The two cases tell a cautionary tale. Whether knowingly or not, Mossberg avoided exposure to attorneys’ fees by filing a voluntary dismissal before the district court could lift the stay. That tactic could carry enormous weight as precedent. By statute, once the most common types of post-grant proceedings are begun in the PTO, the district court is required to issue a stay. 35 U.S.C. § 315(a)(2) (requiring a stay in inter partes review proceedings). A party that loses in the PTO is counseled to immediately file a voluntary dismissal under Rule 41 before the stay is lifted. Patent holders whose patents are under review in the PTO should avoid stipulating to any entry of judgment or lifting of the stay.
Parties challenging those patents in the PTO may be left without recourse, at least under 35 U.S.C. § 285.2 While a party that prevails in the PTO may rush to the district court with a request to lift the stay, as the Federal Circuit noted in Mossberg, “[a] properly filed Rule 41(a)(1)(A)(i) voluntary dismissal becomes effective immediately upon plaintiff’s filing of the notice of dismissal.” Mossberg, 2020 WL 1845302, at *3. Thus, unless the district court is quite literally waiting by the phone to lift the stay, the defendant will almost always lose the race.
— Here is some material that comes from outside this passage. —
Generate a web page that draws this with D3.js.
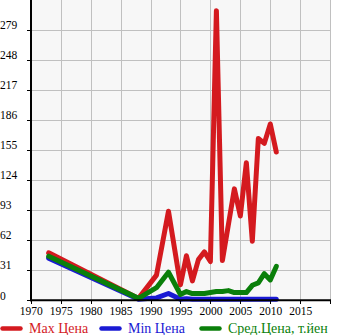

Patent litigation is complicated, and mastery of civil procedure is necessary to maximize a party’s rights.
1 “Claim construction” is a typical, often intermediate step in patent litigation in which the court determines what disputed language in the patent means as a matter of law. Once the claims are construed, that construction is used by the fact-finder (e.g., the jury) to determine the question of infringement by comparing the claims (as defined by the court) to the accused product.
2 A party can recover fees for litigation misconduct under 28 U.S.C. § 1927, but those kinds of recoveries are rare and may not be comparable to an attorneys’ fee award under 35 U.S.C. § 285.